The Related Group has proposed more than half of those—29 projects with a total of 7,500 units—and in January broke ground on the SLS Hotel and Residences Brickell, a condo project that stalled during the last housing bust. Like all condos being built in South Florida today, they are aimed at ultra-wealthy international buyers.

McCabe warns, “Buyer beware!” He believes hedge funds are artificially pumping up prices in many markets. “In South Florida, we’ve seen increases of 20 to 37 percent in real estate values in the last year. There’s no legal investment I know of that has returned those kinds of appreciation,” he said.

He explained that hedge funds swooped into South Florida after the 2007 housing bust and bought tens of thousands of condos in bulk. Entire projects were bought at bargain prices – discounts of 50 to 75 percent off 2006 top-of-market prices.

“Then, around 2011, the hedge funds and other corporate buyers changed strategies and bought foreclosed-on single-family homes at huge discounts.

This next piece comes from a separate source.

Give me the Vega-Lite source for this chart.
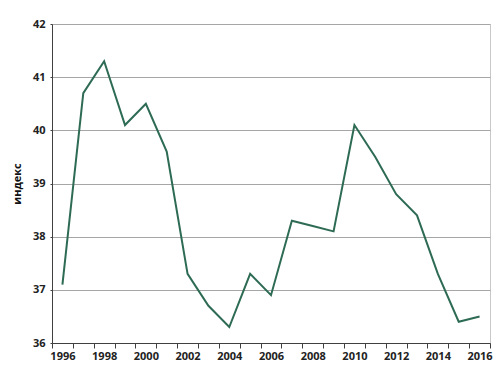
{
  "$schema": "https://vega.github.io/schema/vega-lite/v6.json",
  "width": 438,
  "height": 319,
  "autosize": {"type": "none"},
  "padding": {"left": 52, "top": 24, "right": 10, "bottom": 28},
  "background": "white",
  "config": {
    "view": {"stroke": "#c8c8c8", "strokeWidth": 1},
    "font": "Open Sans"
  },
  "data": {
    "values": [
      {"year": "1996", "value": 37.1},
      {"year": "1997", "value": 40.7},
      {"year": "1998", "value": 41.3},
      {"year": "1999", "value": 40.1},
      {"year": "2000", "value": 40.5},
      {"year": "2001", "value": 39.6},
      {"year": "2002", "value": 37.3},
      {"year": "2003", "value": 36.7},
      {"year": "2004", "value": 36.3},
      {"year": "2005", "value": 37.3},
      {"year": "2006", "value": 36.9},
      {"year": "2007", "value": 38.3},
      {"year": "2008", "value": 38.2},
      {"year": "2009", "value": 38.1},
      {"year": "2010", "value": 40.1},
      {"year": "2011", "value": 39.5},
      {"year": "2012", "value": 38.8},
      {"year": "2013", "value": 38.4},
      {"year": "2014", "value": 37.3},
      {"year": "2015", "value": 36.4},
      {"year": "2016", "value": 36.5}
    ]
  },
  "mark": {"type": "line", "color": "#2e6b54", "strokeWidth": 2},
  "encoding": {
    "x": {
      "field": "year",
      "type": "ordinal",
      "scale": {"type": "band", "paddingInner": 0, "paddingOuter": 0},
      "axis": {
        "title": null,
        "labelAngle": 0,
        "labelExpr": "toNumber(datum.value) % 2 == 0 ? datum.value : ''",
        "tickBand": "extent",
        "grid": false,
        "domainColor": "#404040",
        "tickColor": "#404040",
        "tickSize": 5,
        "labelFont": "Open Sans",
        "labelFontSize": 11,
        "labelFontWeight": "bold",
        "labelColor": "#222222",
        "labelPadding": 2
      }
    },
    "y": {
      "field": "value",
      "type": "quantitative",
      "scale": {"domain": [36, 42], "nice": false, "zero": false},
      "axis": {
        "title": "индекс",
        "titleFont": "Open Sans",
        "titleFontSize": 11,
        "titleFontWeight": "bold",
        "titleColor": "#111111",
        "titlePadding": 10,
        "values": [36, 37, 38, 39, 40, 41, 42],
        "grid": true,
        "gridColor": "#a6a6a6",
        "gridWidth": 1,
        "domainColor": "#404040",
        "tickColor": "#404040",
        "tickSize": 2,
        "labelFont": "Open Sans",
        "labelFontSize": 11,
        "labelFontWeight": "bold",
        "labelColor": "#222222",
        "labelPadding": 5
      }
    }
  }
}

In 2013, they shifted again, now paying full price and above, artificially inflating prices and values. High net worth individuals from South America followed suit,” he said.

McCabe believes the majority of South Americans and Asians who would or could buy new condos in South Florida have already bought most of the existing inventory and put deposits on the newly announced projects in the Brickell area and Eastern Dade.

“So new projects and those yet to be announced face increased competition for a dwindling supply of buyers,” he said, noting that the hedge funds have now moved on to greener pastures in secondary markets.

McCabe, who forecast the previous housing bust, is seeing signs of a bubble in the for-sale housing market. “It’s a hot topic right now and analysts are split. I personally think there is danger of a bubble, not nationally, but in those states where we saw the greatest rise in artificial appreciation and the rocket came crashing back to earth with 50 to 60 percent drops in prices. California is getting into bubble territory and Florida and, three or four years from now, Las Vegas and Phoenix,” he predicts.